### Source excerpt
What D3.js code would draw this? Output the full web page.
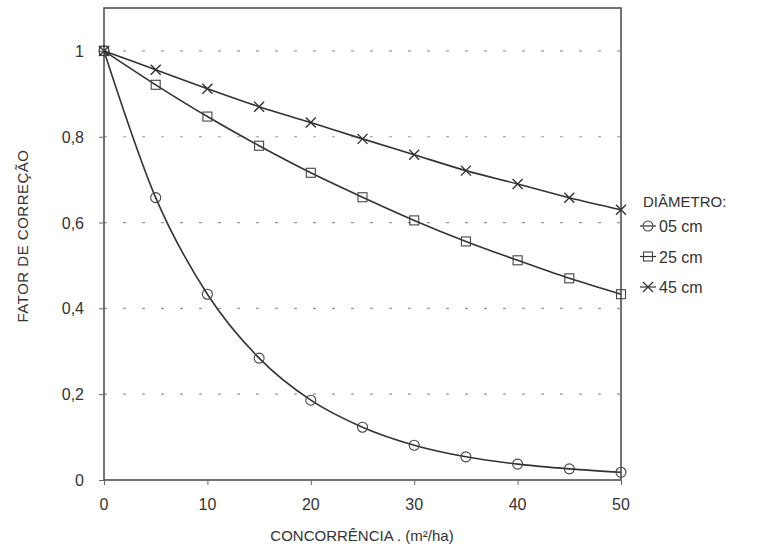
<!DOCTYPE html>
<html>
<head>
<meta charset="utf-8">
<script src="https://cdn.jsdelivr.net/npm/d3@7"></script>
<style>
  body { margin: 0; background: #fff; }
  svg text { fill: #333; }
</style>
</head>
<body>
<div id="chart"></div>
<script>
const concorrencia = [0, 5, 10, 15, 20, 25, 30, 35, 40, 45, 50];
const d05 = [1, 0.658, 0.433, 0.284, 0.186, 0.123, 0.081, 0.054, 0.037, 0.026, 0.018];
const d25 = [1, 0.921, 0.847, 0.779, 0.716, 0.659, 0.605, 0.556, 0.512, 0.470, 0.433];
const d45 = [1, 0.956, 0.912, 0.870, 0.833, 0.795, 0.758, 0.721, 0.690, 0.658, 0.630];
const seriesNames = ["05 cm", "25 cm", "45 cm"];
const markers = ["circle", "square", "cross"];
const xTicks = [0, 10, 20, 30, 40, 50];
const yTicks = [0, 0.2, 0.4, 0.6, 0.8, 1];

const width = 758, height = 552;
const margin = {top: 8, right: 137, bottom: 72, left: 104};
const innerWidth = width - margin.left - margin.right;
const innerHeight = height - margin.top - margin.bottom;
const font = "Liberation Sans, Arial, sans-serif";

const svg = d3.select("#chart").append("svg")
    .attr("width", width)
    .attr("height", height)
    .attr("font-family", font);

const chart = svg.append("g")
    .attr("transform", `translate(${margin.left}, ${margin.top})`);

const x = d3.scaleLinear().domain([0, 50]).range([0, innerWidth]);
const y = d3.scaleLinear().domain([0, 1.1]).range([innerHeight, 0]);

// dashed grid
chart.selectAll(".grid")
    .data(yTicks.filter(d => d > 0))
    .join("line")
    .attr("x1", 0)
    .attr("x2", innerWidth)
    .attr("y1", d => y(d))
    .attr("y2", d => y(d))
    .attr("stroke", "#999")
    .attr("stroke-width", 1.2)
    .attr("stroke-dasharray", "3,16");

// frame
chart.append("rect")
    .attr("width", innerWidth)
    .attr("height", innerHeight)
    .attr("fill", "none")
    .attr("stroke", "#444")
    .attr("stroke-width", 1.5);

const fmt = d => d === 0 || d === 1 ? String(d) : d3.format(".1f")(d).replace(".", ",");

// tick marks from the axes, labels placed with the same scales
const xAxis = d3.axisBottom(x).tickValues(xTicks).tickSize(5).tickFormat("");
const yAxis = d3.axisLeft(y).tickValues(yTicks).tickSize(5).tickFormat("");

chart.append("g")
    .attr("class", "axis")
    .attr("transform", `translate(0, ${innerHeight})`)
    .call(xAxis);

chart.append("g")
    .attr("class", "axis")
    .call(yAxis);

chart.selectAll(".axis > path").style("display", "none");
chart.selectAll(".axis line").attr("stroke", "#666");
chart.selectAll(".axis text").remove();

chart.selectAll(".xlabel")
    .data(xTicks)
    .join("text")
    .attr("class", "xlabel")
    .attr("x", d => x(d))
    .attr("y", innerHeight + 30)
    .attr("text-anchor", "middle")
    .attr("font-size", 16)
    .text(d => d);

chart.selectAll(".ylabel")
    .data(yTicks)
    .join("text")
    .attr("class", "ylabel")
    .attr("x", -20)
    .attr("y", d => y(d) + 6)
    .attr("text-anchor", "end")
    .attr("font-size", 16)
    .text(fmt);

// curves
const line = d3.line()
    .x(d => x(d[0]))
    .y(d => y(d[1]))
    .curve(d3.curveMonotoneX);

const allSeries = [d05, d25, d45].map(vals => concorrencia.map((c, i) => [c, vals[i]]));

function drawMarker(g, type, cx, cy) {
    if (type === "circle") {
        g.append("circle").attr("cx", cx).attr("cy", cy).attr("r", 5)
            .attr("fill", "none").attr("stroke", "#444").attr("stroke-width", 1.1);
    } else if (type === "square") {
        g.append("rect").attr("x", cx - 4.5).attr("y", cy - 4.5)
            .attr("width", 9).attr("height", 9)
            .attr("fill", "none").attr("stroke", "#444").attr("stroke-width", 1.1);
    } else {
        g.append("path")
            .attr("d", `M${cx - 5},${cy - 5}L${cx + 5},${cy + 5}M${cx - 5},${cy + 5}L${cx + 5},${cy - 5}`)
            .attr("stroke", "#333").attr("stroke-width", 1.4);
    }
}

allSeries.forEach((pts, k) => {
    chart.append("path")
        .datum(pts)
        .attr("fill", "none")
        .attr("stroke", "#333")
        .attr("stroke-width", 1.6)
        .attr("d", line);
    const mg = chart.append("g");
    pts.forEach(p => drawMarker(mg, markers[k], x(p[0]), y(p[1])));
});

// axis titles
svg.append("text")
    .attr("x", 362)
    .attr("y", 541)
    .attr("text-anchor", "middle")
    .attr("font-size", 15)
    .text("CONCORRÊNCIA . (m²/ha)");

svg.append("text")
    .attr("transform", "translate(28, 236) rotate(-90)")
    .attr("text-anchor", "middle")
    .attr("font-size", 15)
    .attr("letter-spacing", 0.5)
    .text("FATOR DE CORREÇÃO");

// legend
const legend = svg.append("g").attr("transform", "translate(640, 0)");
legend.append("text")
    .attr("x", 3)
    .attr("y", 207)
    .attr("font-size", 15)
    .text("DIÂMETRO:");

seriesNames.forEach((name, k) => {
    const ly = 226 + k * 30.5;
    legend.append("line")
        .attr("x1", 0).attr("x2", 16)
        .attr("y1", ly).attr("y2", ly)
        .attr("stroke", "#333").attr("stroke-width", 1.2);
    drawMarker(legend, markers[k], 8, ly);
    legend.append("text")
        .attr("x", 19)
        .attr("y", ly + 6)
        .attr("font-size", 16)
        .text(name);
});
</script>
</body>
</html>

### Given request
Repeat the material above in full and exactly, omitting the pictures.

### Result of the exercise
What D3.js code would draw this? Output the full web page.
<!DOCTYPE html>
<html>
<head>
<meta charset="utf-8">
<script src="https://cdn.jsdelivr.net/npm/d3@7"></script>
<style>
  body { margin: 0; background: #fff; }
  svg text { fill: #333; }
</style>
</head>
<body>
<div id="chart"></div>
<script>
const concorrencia = [0, 5, 10, 15, 20, 25, 30, 35, 40, 45, 50];
const d05 = [1, 0.658, 0.433, 0.284, 0.186, 0.123, 0.081, 0.054, 0.037, 0.026, 0.018];
const d25 = [1, 0.921, 0.847, 0.779, 0.716, 0.659, 0.605, 0.556, 0.512, 0.470, 0.433];
const d45 = [1, 0.956, 0.912, 0.870, 0.833, 0.795, 0.758, 0.721, 0.690, 0.658, 0.630];
const seriesNames = ["05 cm", "25 cm", "45 cm"];
const markers = ["circle", "square", "cross"];
const xTicks = [0, 10, 20, 30, 40, 50];
const yTicks = [0, 0.2, 0.4, 0.6, 0.8, 1];

const width = 758, height = 552;
const margin = {top: 8, right: 137, bottom: 72, left: 104};
const innerWidth = width - margin.left - margin.right;
const innerHeight = height - margin.top - margin.bottom;
const font = "Liberation Sans, Arial, sans-serif";

const svg = d3.select("#chart").append("svg")
    .attr("width", width)
    .attr("height", height)
    .attr("font-family", font);

const chart = svg.append("g")
    .attr("transform", `translate(${margin.left}, ${margin.top})`);

const x = d3.scaleLinear().domain([0, 50]).range([0, innerWidth]);
const y = d3.scaleLinear().domain([0, 1.1]).range([innerHeight, 0]);

// dashed grid
chart.selectAll(".grid")
    .data(yTicks.filter(d => d > 0))
    .join("line")
    .attr("x1", 0)
    .attr("x2", innerWidth)
    .attr("y1", d => y(d))
    .attr("y2", d => y(d))
    .attr("stroke", "#999")
    .attr("stroke-width", 1.2)
    .attr("stroke-dasharray", "3,16");

// frame
chart.append("rect")
    .attr("width", innerWidth)
    .attr("height", innerHeight)
    .attr("fill", "none")
    .attr("stroke", "#444")
    .attr("stroke-width", 1.5);

const fmt = d => d === 0 || d === 1 ? String(d) : d3.format(".1f")(d).replace(".", ",");

// tick marks from the axes, labels placed with the same scales
const xAxis = d3.axisBottom(x).tickValues(xTicks).tickSize(5).tickFormat("");
const yAxis = d3.axisLeft(y).tickValues(yTicks).tickSize(5).tickFormat("");

chart.append("g")
    .attr("class", "axis")
    .attr("transform", `translate(0, ${innerHeight})`)
    .call(xAxis);

chart.append("g")
    .attr("class", "axis")
    .call(yAxis);

chart.selectAll(".axis > path").style("display", "none");
chart.selectAll(".axis line").attr("stroke", "#666");
chart.selectAll(".axis text").remove();

chart.selectAll(".xlabel")
    .data(xTicks)
    .join("text")
    .attr("class", "xlabel")
    .attr("x", d => x(d))
    .attr("y", innerHeight + 30)
    .attr("text-anchor", "middle")
    .attr("font-size", 16)
    .text(d => d);

chart.selectAll(".ylabel")
    .data(yTicks)
    .join("text")
    .attr("class", "ylabel")
    .attr("x", -20)
    .attr("y", d => y(d) + 6)
    .attr("text-anchor", "end")
    .attr("font-size", 16)
    .text(fmt);

// curves
const line = d3.line()
    .x(d => x(d[0]))
    .y(d => y(d[1]))
    .curve(d3.curveMonotoneX);

const allSeries = [d05, d25, d45].map(vals => concorrencia.map((c, i) => [c, vals[i]]));

function drawMarker(g, type, cx, cy) {
    if (type === "circle") {
        g.append("circle").attr("cx", cx).attr("cy", cy).attr("r", 5)
            .attr("fill", "none").attr("stroke", "#444").attr("stroke-width", 1.1);
    } else if (type === "square") {
        g.append("rect").attr("x", cx - 4.5).attr("y", cy - 4.5)
            .attr("width", 9).attr("height", 9)
            .attr("fill", "none").attr("stroke", "#444").attr("stroke-width", 1.1);
    } else {
        g.append("path")
            .attr("d", `M${cx - 5},${cy - 5}L${cx + 5},${cy + 5}M${cx - 5},${cy + 5}L${cx + 5},${cy - 5}`)
            .attr("stroke", "#333").attr("stroke-width", 1.4);
    }
}

allSeries.forEach((pts, k) => {
    chart.append("path")
        .datum(pts)
        .attr("fill", "none")
        .attr("stroke", "#333")
        .attr("stroke-width", 1.6)
        .attr("d", line);
    const mg = chart.append("g");
    pts.forEach(p => drawMarker(mg, markers[k], x(p[0]), y(p[1])));
});

// axis titles
svg.append("text")
    .attr("x", 362)
    .attr("y", 541)
    .attr("text-anchor", "middle")
    .attr("font-size", 15)
    .text("CONCORRÊNCIA . (m²/ha)");

svg.append("text")
    .attr("transform", "translate(28, 236) rotate(-90)")
    .attr("text-anchor", "middle")
    .attr("font-size", 15)
    .attr("letter-spacing", 0.5)
    .text("FATOR DE CORREÇÃO");

// legend
const legend = svg.append("g").attr("transform", "translate(640, 0)");
legend.append("text")
    .attr("x", 3)
    .attr("y", 207)
    .attr("font-size", 15)
    .text("DIÂMETRO:");

seriesNames.forEach((name, k) => {
    const ly = 226 + k * 30.5;
    legend.append("line")
        .attr("x1", 0).attr("x2", 16)
        .attr("y1", ly).attr("y2", ly)
        .attr("stroke", "#333").attr("stroke-width", 1.2);
    drawMarker(legend, markers[k], 8, ly);
    legend.append("text")
        .attr("x", 19)
        .attr("y", ly + 6)
        .attr("font-size", 16)
        .text(name);
});
</script>
</body>
</html>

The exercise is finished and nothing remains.